**Records shown:**
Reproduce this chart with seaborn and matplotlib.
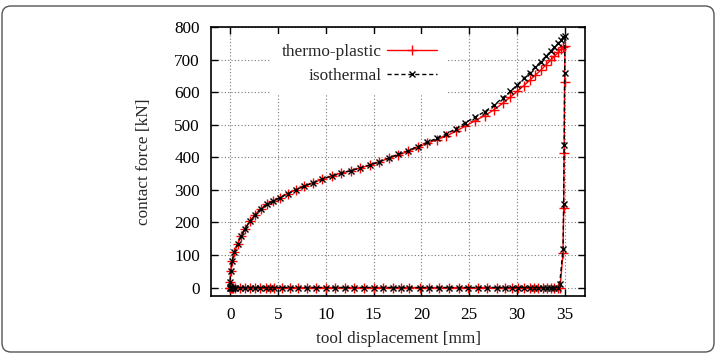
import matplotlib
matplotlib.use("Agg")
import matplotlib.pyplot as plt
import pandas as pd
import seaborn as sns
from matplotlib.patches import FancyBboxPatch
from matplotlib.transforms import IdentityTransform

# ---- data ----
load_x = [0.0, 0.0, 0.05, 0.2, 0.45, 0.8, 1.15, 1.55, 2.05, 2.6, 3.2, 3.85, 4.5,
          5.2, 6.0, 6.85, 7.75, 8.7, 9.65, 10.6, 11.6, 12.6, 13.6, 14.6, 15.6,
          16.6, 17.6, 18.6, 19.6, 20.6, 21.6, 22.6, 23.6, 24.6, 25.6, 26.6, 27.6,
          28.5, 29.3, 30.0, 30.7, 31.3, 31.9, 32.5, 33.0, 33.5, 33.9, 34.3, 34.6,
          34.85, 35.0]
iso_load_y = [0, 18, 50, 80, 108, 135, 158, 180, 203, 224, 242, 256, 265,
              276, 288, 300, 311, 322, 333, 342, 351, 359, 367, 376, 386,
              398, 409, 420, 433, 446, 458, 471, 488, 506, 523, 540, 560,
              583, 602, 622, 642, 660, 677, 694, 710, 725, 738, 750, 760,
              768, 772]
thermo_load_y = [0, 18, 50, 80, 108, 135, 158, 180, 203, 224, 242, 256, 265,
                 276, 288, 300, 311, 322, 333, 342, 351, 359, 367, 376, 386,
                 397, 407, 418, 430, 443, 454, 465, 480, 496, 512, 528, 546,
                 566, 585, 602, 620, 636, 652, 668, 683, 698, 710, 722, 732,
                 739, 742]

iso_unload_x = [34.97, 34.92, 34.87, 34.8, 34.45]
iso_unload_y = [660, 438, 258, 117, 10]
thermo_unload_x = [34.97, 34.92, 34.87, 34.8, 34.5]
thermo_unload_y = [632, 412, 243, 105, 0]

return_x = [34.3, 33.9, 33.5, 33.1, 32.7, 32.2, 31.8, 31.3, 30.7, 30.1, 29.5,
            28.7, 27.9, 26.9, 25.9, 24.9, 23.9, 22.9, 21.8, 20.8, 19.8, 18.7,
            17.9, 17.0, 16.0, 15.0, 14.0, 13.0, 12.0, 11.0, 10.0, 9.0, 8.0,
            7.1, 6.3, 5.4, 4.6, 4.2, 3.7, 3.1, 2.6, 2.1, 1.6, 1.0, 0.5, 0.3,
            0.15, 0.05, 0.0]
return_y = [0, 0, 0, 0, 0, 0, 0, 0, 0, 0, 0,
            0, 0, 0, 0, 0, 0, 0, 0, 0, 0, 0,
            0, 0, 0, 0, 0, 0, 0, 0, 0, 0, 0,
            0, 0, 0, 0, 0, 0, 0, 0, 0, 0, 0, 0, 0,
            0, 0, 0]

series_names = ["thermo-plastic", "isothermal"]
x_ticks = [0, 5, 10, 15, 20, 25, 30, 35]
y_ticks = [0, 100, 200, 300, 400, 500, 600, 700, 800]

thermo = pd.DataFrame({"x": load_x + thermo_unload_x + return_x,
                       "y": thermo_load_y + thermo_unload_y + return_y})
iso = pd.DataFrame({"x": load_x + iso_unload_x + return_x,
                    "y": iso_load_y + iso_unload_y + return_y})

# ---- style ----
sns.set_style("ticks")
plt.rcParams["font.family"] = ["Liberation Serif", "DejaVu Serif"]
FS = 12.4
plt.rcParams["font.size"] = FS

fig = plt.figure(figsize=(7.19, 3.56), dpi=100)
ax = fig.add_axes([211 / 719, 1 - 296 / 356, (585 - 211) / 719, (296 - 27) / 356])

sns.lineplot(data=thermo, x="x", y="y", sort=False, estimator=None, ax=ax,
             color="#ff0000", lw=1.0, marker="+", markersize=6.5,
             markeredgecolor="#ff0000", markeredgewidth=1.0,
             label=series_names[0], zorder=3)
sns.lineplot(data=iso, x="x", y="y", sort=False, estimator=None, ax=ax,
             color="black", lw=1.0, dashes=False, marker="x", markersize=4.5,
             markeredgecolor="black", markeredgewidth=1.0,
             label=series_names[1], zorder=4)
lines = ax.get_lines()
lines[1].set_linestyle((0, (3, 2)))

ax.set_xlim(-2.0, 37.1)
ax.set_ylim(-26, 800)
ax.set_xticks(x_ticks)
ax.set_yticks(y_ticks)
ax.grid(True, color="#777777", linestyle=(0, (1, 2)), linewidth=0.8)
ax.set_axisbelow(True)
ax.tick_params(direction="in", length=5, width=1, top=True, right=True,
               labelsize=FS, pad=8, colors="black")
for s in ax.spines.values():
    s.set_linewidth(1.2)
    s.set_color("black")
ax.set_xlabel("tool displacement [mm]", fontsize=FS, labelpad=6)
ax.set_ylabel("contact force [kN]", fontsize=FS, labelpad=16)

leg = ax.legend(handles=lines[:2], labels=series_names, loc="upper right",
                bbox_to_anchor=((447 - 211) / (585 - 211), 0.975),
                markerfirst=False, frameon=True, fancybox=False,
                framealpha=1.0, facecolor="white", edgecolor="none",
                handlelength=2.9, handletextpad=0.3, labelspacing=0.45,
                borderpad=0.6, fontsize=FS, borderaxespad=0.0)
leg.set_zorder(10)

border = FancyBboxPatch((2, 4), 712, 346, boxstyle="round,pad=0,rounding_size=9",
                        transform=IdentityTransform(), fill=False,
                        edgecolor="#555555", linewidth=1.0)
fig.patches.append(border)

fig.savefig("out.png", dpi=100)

--

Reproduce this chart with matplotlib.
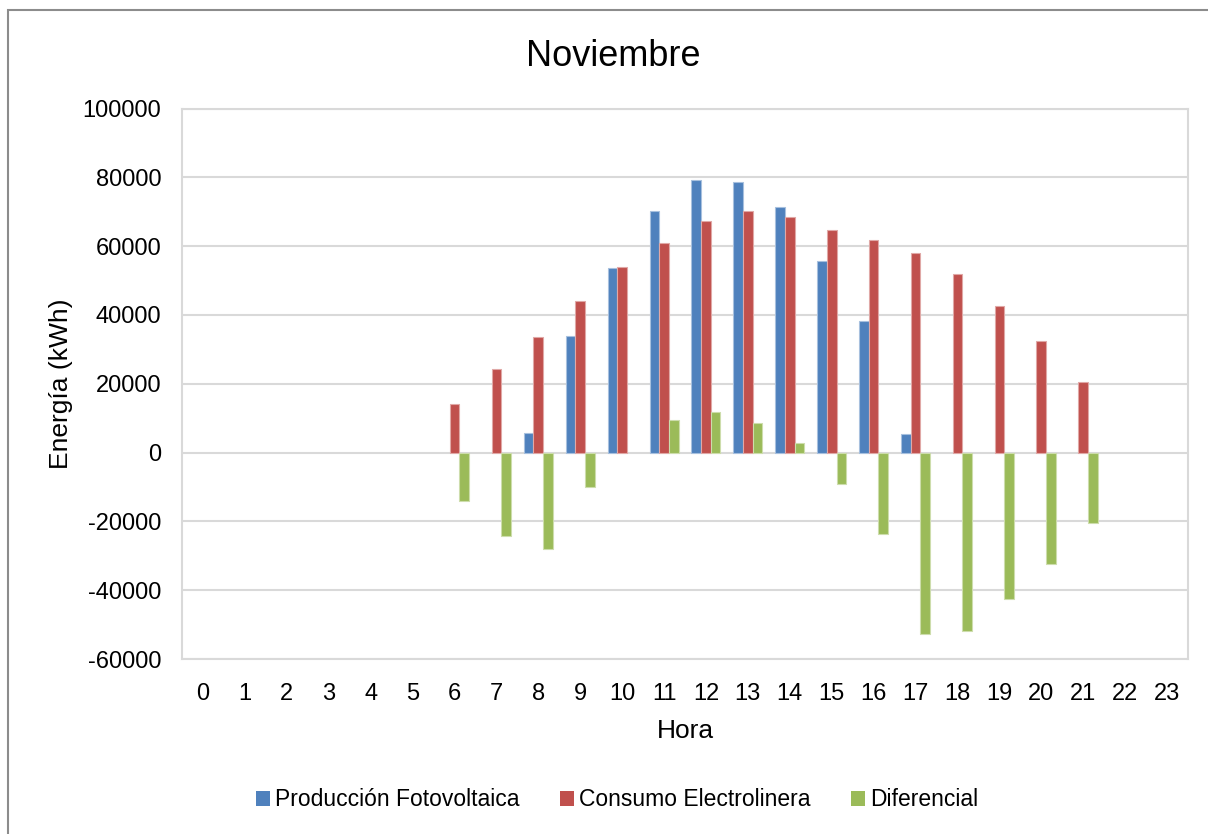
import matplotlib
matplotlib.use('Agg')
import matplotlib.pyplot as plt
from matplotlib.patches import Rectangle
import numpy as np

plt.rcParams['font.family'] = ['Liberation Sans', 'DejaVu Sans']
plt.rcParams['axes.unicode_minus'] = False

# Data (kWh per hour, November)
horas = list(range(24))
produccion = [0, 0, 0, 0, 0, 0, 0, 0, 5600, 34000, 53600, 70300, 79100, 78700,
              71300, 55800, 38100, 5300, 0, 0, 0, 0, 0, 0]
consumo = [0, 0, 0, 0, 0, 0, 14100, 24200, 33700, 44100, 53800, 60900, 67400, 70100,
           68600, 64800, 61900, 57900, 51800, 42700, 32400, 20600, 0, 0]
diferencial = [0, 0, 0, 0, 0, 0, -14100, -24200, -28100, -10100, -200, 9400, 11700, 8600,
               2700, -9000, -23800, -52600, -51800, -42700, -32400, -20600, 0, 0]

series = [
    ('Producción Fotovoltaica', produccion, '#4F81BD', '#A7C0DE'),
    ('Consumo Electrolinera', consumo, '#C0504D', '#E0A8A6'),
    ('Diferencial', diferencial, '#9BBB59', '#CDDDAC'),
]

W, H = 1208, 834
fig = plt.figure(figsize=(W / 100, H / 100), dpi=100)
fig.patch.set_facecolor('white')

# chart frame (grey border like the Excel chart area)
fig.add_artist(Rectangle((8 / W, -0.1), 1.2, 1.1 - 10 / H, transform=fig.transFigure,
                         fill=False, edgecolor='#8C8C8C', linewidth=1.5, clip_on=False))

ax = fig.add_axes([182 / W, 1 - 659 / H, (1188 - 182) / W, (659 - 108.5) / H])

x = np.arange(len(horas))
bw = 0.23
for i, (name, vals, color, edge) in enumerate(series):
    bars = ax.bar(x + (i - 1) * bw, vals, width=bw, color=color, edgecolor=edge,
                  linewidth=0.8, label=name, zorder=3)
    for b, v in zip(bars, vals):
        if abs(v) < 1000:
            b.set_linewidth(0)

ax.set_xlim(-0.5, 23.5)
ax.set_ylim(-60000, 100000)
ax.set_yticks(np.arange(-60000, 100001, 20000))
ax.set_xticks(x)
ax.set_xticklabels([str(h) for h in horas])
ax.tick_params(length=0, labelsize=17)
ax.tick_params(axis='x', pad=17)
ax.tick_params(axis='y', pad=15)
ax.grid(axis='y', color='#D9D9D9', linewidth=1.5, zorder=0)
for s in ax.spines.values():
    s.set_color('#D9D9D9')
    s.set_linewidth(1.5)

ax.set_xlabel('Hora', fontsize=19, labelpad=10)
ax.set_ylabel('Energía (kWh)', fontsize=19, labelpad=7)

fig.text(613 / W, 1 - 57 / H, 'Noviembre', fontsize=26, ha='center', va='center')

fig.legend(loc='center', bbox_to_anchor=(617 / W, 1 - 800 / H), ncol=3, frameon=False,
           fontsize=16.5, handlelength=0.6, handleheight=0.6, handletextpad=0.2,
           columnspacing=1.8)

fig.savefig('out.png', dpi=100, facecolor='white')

**Problem description:** Pictures are not part of the copy. Write out only the lines from the one containing "Reproduce this chart with matplotlib." through the one containing "plt.rcParams['axes.unicode_minus'] = False", exactly as they stand, both included.

**Answer to this exercise:**
Reproduce this chart with matplotlib.
import matplotlib
matplotlib.use('Agg')
import matplotlib.pyplot as plt
from matplotlib.patches import Rectangle
import numpy as np

plt.rcParams['font.family'] = ['Liberation Sans', 'DejaVu Sans']
plt.rcParams['axes.unicode_minus'] = False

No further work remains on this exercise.